The Department of the Navy is also bearing a significant amount of the load for this administration’s unrealistic defense strategy. The Tripoli amphibious readiness group with the 31st marine expeditionary unit, approximately 2,500 Marines, are currently serving in the Middle East. Until the USS GERALD R. FORD recently left the region, after one of the longest deployments in U.S. Navy history, the Navy had two aircraft carriers in the Middle East, leaving only one in the Indo-Pacific, and no carrier presence in the Mediterranean. The herculean effort to partially repair the damage from the March fire onboard the FORD, allowing her to return to station, was an impressive feat of engineering and ingenuity. As always, our service members and the civilians who support them have risen to the occasion in the face of considerable adversity and performed in a manner that truly represents the absolute best of American grit and professionalism. But to what end?
The administration’s inconsistent strategy and constantly shifting priorities are burning readiness, exacerbating maintenance issues, depleting magazine depth, and taking a toll on our service members. And yet the administration can articulate neither its goals for the current war in Iran nor a coherent strategy for how to achieve peace through strength.
This phenomenon can also be found in its budget request. While I agree with the administration’s stated goal to reinvigorate American shipbuilding, recapitalize vessels classes that have been long ignored, and bring digital design and innovation to the shipbuilding industry, it is simply not possible to magic into existence mature designs, an experienced workforce, and long-overlooked infrastructure investment.
This year’s Department of the Navy budget request seems to attempt to do just that with unrealistic, borderline reckless, timelines that will further stress an industry that is just now starting to see the dividends of congressional initiatives to support wage increases and force Navy investments in the industrial base. By setting timelines that are motivated by the president’s vanity projects instead of reality, I am deeply concerned that the administration is going to push the shipbuilding industry to a breaking point. And, by going at a pace driven by politics, we are going to repeat the failures epitomized by the now cancelled Constellation class frigate and continue the too often seen mistake of pushing forward with vessel construction before designs are adequately mature. Design maturity is not merely a goal; it is a statutory requirement designed to ensure that the Navy does not repeat the mistakes of the past.
The battleship is the most striking example of the administration’s turn away from this guiding principle, but certainly not the only one in this year’s budget request. And while we can have a healthy and reasonable debate about the requirements and affordability of the Navy’s next large surface combatant, the timeline and the cost estimates presented in this year’s budget request are unreasonable to the point of fantasy.
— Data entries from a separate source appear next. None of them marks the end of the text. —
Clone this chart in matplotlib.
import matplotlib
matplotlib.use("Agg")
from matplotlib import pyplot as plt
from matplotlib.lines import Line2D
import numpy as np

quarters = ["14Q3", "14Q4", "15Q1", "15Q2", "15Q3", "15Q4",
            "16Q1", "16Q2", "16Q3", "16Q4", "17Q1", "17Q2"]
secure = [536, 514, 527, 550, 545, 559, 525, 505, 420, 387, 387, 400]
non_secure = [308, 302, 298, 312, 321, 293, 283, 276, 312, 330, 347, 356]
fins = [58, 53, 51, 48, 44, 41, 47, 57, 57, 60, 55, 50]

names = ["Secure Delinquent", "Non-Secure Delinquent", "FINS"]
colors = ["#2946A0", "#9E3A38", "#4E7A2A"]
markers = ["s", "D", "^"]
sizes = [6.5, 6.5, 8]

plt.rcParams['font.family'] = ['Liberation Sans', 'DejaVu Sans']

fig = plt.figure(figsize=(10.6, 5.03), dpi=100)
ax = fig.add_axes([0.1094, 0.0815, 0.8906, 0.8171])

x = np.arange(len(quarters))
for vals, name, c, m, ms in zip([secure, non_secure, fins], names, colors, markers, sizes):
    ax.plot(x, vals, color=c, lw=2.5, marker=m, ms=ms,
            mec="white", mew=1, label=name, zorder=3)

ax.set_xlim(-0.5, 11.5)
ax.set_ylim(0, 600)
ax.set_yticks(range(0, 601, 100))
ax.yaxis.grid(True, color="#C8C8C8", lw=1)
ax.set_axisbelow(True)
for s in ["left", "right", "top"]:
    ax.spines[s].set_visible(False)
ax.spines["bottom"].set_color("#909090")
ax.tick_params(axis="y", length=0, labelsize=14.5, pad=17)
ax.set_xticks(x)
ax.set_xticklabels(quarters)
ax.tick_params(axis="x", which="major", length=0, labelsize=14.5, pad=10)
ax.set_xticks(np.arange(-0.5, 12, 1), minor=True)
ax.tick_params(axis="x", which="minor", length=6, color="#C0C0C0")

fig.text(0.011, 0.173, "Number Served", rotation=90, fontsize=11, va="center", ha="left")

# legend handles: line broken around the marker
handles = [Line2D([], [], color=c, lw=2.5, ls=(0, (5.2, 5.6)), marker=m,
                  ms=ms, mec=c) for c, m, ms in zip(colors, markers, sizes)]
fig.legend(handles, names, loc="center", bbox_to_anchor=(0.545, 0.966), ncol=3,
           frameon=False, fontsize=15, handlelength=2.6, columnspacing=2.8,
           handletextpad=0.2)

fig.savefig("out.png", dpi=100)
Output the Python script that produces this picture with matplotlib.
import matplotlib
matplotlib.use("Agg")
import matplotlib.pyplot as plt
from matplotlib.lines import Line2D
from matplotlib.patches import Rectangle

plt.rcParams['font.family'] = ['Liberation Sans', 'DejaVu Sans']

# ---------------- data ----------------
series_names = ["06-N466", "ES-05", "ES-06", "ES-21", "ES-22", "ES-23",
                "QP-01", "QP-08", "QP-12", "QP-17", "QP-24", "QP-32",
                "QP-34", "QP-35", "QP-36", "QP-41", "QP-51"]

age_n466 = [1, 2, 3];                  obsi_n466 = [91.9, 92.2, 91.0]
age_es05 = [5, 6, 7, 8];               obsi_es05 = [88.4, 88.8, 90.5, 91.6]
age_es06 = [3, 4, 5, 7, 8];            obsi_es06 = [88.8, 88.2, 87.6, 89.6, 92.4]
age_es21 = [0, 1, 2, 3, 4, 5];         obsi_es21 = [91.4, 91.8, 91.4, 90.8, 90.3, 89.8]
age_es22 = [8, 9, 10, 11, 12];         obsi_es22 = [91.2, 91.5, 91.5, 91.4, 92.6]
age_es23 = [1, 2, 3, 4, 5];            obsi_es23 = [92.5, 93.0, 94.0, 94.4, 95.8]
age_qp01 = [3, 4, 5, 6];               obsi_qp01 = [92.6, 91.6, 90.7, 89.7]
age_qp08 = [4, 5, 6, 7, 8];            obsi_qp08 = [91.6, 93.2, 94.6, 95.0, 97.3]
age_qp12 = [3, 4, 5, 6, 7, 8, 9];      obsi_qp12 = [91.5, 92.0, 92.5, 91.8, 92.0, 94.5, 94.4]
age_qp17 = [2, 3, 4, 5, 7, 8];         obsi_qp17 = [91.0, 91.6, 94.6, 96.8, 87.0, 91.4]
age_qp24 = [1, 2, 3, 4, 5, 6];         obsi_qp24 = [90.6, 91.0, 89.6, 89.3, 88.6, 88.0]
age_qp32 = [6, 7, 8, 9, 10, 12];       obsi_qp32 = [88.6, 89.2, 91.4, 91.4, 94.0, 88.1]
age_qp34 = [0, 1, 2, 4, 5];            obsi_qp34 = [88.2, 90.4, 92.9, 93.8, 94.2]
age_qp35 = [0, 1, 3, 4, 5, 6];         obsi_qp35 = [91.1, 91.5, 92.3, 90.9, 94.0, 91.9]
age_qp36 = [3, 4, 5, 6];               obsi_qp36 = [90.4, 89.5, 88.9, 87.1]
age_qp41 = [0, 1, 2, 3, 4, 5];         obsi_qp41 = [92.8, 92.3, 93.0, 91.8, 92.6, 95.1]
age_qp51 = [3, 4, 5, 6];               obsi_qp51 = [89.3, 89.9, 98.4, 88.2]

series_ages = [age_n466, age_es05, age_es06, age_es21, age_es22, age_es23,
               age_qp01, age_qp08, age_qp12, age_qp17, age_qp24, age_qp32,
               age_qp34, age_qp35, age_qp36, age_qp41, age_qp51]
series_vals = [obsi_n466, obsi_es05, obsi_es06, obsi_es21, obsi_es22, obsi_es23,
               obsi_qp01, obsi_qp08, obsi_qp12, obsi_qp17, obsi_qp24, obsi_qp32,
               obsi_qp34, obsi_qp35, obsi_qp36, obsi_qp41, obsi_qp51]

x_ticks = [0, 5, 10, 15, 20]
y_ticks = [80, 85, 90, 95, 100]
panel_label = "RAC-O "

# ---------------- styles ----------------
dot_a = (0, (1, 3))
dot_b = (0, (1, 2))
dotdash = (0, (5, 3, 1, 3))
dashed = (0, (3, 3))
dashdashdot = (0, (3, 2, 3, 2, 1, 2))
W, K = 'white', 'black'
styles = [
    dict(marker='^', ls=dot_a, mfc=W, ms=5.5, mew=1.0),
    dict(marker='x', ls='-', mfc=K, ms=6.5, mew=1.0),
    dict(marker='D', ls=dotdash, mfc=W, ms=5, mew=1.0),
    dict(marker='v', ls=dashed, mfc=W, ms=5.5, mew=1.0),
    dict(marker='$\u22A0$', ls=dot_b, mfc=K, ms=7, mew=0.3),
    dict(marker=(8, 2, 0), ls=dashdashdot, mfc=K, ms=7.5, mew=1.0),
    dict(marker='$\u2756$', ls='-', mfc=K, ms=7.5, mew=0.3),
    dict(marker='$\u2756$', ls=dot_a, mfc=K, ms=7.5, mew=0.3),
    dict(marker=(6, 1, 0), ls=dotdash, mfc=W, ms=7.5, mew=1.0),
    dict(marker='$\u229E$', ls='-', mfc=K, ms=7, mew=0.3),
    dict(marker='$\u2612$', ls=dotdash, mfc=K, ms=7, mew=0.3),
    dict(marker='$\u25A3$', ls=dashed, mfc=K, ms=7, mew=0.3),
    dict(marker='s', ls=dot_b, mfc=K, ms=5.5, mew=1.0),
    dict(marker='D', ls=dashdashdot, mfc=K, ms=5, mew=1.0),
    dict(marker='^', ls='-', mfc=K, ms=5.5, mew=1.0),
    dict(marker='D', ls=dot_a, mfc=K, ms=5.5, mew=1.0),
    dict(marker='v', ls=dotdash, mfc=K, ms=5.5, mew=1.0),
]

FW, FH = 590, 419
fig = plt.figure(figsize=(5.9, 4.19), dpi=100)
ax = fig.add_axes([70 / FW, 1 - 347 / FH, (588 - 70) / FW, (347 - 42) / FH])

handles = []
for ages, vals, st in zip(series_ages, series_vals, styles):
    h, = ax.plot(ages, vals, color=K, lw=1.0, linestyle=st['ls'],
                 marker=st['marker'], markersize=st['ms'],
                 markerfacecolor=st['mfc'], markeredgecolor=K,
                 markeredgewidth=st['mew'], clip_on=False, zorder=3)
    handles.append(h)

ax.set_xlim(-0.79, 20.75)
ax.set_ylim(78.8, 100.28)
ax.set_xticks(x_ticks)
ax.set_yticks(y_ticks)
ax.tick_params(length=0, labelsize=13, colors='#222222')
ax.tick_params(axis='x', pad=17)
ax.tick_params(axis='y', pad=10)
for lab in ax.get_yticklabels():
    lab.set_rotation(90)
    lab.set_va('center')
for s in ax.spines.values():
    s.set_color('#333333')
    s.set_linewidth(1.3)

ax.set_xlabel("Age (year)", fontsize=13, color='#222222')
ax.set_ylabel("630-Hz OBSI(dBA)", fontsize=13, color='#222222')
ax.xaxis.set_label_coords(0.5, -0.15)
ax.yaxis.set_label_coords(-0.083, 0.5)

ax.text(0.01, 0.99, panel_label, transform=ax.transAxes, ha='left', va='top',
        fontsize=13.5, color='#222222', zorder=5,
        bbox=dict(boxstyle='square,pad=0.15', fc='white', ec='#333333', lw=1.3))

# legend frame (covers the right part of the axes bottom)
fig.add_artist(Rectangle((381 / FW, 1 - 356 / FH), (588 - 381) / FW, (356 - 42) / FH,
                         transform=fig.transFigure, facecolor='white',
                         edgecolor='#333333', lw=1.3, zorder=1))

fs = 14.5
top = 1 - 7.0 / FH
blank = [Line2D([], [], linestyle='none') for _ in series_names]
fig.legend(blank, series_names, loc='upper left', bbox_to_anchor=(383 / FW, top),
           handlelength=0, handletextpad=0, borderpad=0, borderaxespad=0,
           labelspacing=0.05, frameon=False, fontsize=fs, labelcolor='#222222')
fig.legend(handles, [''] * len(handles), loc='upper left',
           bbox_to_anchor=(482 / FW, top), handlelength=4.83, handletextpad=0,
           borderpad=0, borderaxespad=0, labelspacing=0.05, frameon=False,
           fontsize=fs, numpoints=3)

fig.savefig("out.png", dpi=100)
As a nation, we can’t afford to rush to failure, pouring billions into poorly conceived projects to provide sound bites and social media posts. It will do nothing to strengthen our Navy nor our ability to control the maritime domain. This year’s budget request, coupled with the Navy’s inability to adequately articulate how it will use emerging technologies to keep costs from spiraling out of control, is deeply troubling. I hope that the testimony today will begin to fill in the considerable holes in the details of the Navy’s vision for its force of the future. And with that, I yield back.